Chi, ormai sepolto nei sonni inquieti della calura urbana, non sogna di risvegliarsi dietro persiane socchiuse, all’amichevole belato di pecore che passeggiano sul prato verdeggiante? Certamente non chi deve convivere con un gregge nelle vicinanze, che con i campanacci a martello assicura la sua presenza arcadica giorno e notte. Al punto da ottenere che i bucolici quadrupedi vengano confinati in recinti ad almeno 100 metri dalla sua abitazione, ma senza vedersi riconoscere un risarcimento per il disturbo.
La Cassazione (sentenza 17013/2015, depositata ieri) ha così confermato una sentenza del Tribunale di Arezzo, che obbligava i pastori a contenere le esuberanze fonetiche dei loro animali all’interno di un recinto a una certa distanza dalla casa di chi aveva fatto loro causa, ma non a risarcire 10mila euro per il «danno esistenziale».

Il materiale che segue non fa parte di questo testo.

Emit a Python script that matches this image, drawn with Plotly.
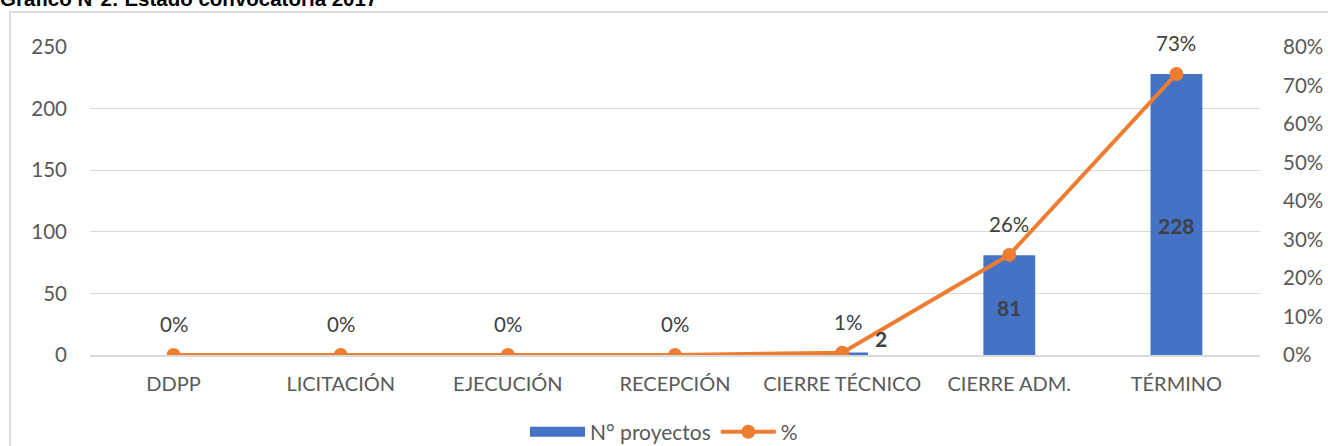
import plotly.graph_objects as go

# datos del gráfico
categorias = ["DDPP", "LICITACIÓN", "EJECUCIÓN", "RECEPCIÓN",
              "CIERRE TÉCNICO", "CIERRE ADM.", "TÉRMINO"]
n_proyectos = [0, 0, 0, 0, 2, 81, 228]
porcentaje = [0, 0, 0, 0, 0.006, 0.26, 0.73]

titulo = "Gráfico N°2: Estado convocatoria 2017"

AZUL = "#4472C4"
NARANJA = "#ED7D31"
FUENTE = "Lato, 'Open Sans', sans-serif"

fig = go.Figure()

# entrada de leyenda con rectángulo ancho, como en Excel
fig.add_trace(go.Scatter(
    x=[None], y=[None], mode="lines", name="N° proyectos",
    line=dict(color=AZUL, width=12), hoverinfo="skip",
))

fig.add_trace(go.Bar(
    x=categorias, y=n_proyectos,
    name="N° proyectos",
    marker=dict(color=AZUL, line=dict(width=0)),
    width=0.31,
    showlegend=False,
    hoverinfo="x+y",
))

fig.add_trace(go.Scatter(
    x=categorias, y=porcentaje,
    name="%",
    yaxis="y2",
    mode="lines+markers",
    line=dict(color=NARANJA, width=4),
    marker=dict(color=NARANJA, size=14),
))

# etiquetas de las barras (solo valores > 0)
for cat, v in zip(categorias, n_proyectos):
    if v <= 0:
        continue
    if v < 20:
        fig.add_annotation(x=cat, y=v, text=f"<b>{v}</b>", showarrow=False,
                           xshift=39, yshift=14,
                           font=dict(size=21, color="#404040", family=FUENTE))
    else:
        fig.add_annotation(x=cat, y=v * 0.46 if v > 150 else v / 2.1,
                           text=f"<b>{v}</b>", showarrow=False,
                           font=dict(size=21, color="#404040", family=FUENTE))

# etiquetas de la línea
for cat, p in zip(categorias, porcentaje):
    fig.add_annotation(x=cat, y=p, yref="y2", text=f"{p:.0%}", showarrow=False,
                       yshift=31, xshift=6 if 0 < p < 0.05 else 0,
                       font=dict(size=20.5, color="#404040", family=FUENTE))

# título (cortado en la parte superior, como en el original)
fig.add_annotation(xref="paper", yref="paper", x=-0.0786, y=1.115,
                   xanchor="left", yanchor="bottom", showarrow=False,
                   text=f"<b>{titulo}</b>",
                   font=dict(size=20.5, color="#000000", family="'Liberation Sans', Arial, sans-serif"))

# marco del área del gráfico
fig.add_shape(type="rect", xref="paper", yref="paper",
              x0=-0.0684, x1=1.2, y0=-0.6, y1=1.1136,
              line=dict(color="#D0D0D0", width=1.5), fillcolor="rgba(0,0,0,0)",
              layer="below")

fig.update_layout(
    width=1328, height=446,
    margin=dict(l=90, r=68, t=47, b=91, autoexpand=False),
    paper_bgcolor="white", plot_bgcolor="white",
    font=dict(family=FUENTE, size=20, color="#595959"),
    showlegend=True,
    legend=dict(orientation="h", x=0.5, xanchor="center", xref="container",
                y=0.031, yanchor="middle", yref="container",
                font=dict(size=21, color="#595959"), itemwidth=55,
                traceorder="normal"),
    bargap=0.69,
    xaxis=dict(type="category", categoryorder="array", categoryarray=categorias,
               showgrid=False, showline=True, linecolor="#D9D9D9", linewidth=1.5,
               ticks="", ticklabelstandoff=10,
               tickfont=dict(size=20, color="#595959")),
    yaxis=dict(range=[0, 250], dtick=50, showgrid=True, gridcolor="#D9D9D9",
               gridwidth=1.2, zeroline=False, showline=False, ticks="",
               ticklabelstandoff=22, tickfont=dict(size=20.5, color="#595959")),
    yaxis2=dict(range=[0, 0.8], dtick=0.1, tickformat=".0%", overlaying="y",
                side="right", showgrid=False, zeroline=False, showline=False,
                ticks="", ticklabelstandoff=22,
                tickfont=dict(size=20.5, color="#595959")),
)

# sin margen en el body para que la figura ocupe exactamente la ventana
fig.write_html("out.html", config={"displayModeBar": False},
               post_script="document.body.style.margin='0';")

Per la Cassazione, infatti, il nodo non è tanto sul tipo di suono emesso, giacché il belato, universalmente considerato evocativo di una pace che, addirittura, serve a conciliare il sonno, favorito proprio dall’inesauribile conta dei lanosi quadrupedi. Piuttosto, i giudici precisano che in questo come in altri tipi di disturbo, derivanti o meno da «immissioni» di rumori, occorre che si verifichi un nesso diretto tra evento e danno: «il risarcimento del danno non patrimoniale richiede, in definitiva, la prova di una violazione che abbia determinato in concreto una lesione la quale, andando oltre la suddetta soglia di tollerabilità, ne rende significativamente apprezzabile la portata». Prova che, appunto, non era stata prodotta dai ricorrenti.